Leaving out every picture, quote the data below exactly as it appears.

════════

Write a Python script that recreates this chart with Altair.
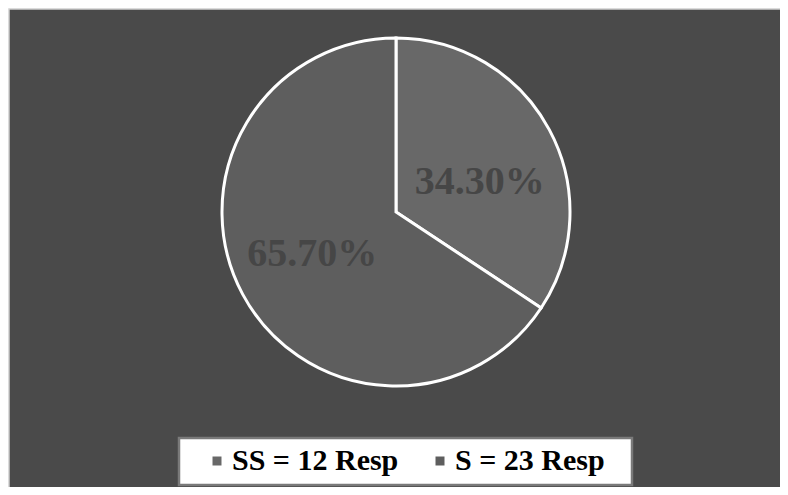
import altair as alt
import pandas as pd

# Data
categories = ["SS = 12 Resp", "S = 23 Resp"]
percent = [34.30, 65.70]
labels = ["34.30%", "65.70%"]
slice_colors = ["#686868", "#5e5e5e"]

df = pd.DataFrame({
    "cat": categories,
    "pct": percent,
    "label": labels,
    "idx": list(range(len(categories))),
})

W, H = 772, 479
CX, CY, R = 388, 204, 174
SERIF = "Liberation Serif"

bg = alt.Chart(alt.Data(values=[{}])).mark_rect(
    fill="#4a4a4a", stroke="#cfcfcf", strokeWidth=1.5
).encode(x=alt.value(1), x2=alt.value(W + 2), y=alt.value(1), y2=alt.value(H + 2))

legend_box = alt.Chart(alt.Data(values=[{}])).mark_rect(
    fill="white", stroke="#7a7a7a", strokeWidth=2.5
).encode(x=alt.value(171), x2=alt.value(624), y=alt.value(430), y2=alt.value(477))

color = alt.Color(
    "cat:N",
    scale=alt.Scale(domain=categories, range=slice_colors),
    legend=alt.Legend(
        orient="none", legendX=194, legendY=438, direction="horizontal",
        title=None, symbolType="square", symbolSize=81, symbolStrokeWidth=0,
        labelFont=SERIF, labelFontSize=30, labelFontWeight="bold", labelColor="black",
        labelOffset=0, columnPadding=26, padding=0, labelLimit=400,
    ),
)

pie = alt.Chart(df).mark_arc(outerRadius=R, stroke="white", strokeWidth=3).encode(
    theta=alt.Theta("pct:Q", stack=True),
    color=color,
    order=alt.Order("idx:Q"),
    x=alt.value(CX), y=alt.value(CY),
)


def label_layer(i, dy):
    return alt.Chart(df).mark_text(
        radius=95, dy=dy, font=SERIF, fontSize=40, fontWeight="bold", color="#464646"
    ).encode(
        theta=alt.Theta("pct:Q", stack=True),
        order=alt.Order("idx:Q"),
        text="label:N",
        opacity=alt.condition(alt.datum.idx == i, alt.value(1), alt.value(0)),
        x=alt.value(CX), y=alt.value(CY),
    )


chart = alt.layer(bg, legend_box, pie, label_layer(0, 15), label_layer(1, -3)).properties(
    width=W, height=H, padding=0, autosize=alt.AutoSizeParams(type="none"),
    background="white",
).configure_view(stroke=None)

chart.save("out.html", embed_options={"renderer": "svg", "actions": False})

════════

▶ The reply
Write a Python script that recreates this chart with Altair.
import altair as alt
import pandas as pd

# Data
categories = ["SS = 12 Resp", "S = 23 Resp"]
percent = [34.30, 65.70]
labels = ["34.30%", "65.70%"]
slice_colors = ["#686868", "#5e5e5e"]

df = pd.DataFrame({
    "cat": categories,
    "pct": percent,
    "label": labels,
    "idx": list(range(len(categories))),
})

W, H = 772, 479
CX, CY, R = 388, 204, 174
SERIF = "Liberation Serif"

bg = alt.Chart(alt.Data(values=[{}])).mark_rect(
    fill="#4a4a4a", stroke="#cfcfcf", strokeWidth=1.5
).encode(x=alt.value(1), x2=alt.value(W + 2), y=alt.value(1), y2=alt.value(H + 2))

legend_box = alt.Chart(alt.Data(values=[{}])).mark_rect(
    fill="white", stroke="#7a7a7a", strokeWidth=2.5
).encode(x=alt.value(171), x2=alt.value(624), y=alt.value(430), y2=alt.value(477))

color = alt.Color(
    "cat:N",
    scale=alt.Scale(domain=categories, range=slice_colors),
    legend=alt.Legend(
        orient="none", legendX=194, legendY=438, direction="horizontal",
        title=None, symbolType="square", symbolSize=81, symbolStrokeWidth=0,
        labelFont=SERIF, labelFontSize=30, labelFontWeight="bold", labelColor="black",
        labelOffset=0, columnPadding=26, padding=0, labelLimit=400,
    ),
)

pie = alt.Chart(df).mark_arc(outerRadius=R, stroke="white", strokeWidth=3).encode(
    theta=alt.Theta("pct:Q", stack=True),
    color=color,
    order=alt.Order("idx:Q"),
    x=alt.value(CX), y=alt.value(CY),
)


def label_layer(i, dy):
    return alt.Chart(df).mark_text(
        radius=95, dy=dy, font=SERIF, fontSize=40, fontWeight="bold", color="#464646"
    ).encode(
        theta=alt.Theta("pct:Q", stack=True),
        order=alt.Order("idx:Q"),
        text="label:N",
        opacity=alt.condition(alt.datum.idx == i, alt.value(1), alt.value(0)),
        x=alt.value(CX), y=alt.value(CY),
    )


chart = alt.layer(bg, legend_box, pie, label_layer(0, 15), label_layer(1, -3)).properties(
    width=W, height=H, padding=0, autosize=alt.AutoSizeParams(type="none"),
    background="white",
).configure_view(stroke=None)

chart.save("out.html", embed_options={"renderer": "svg", "actions": False})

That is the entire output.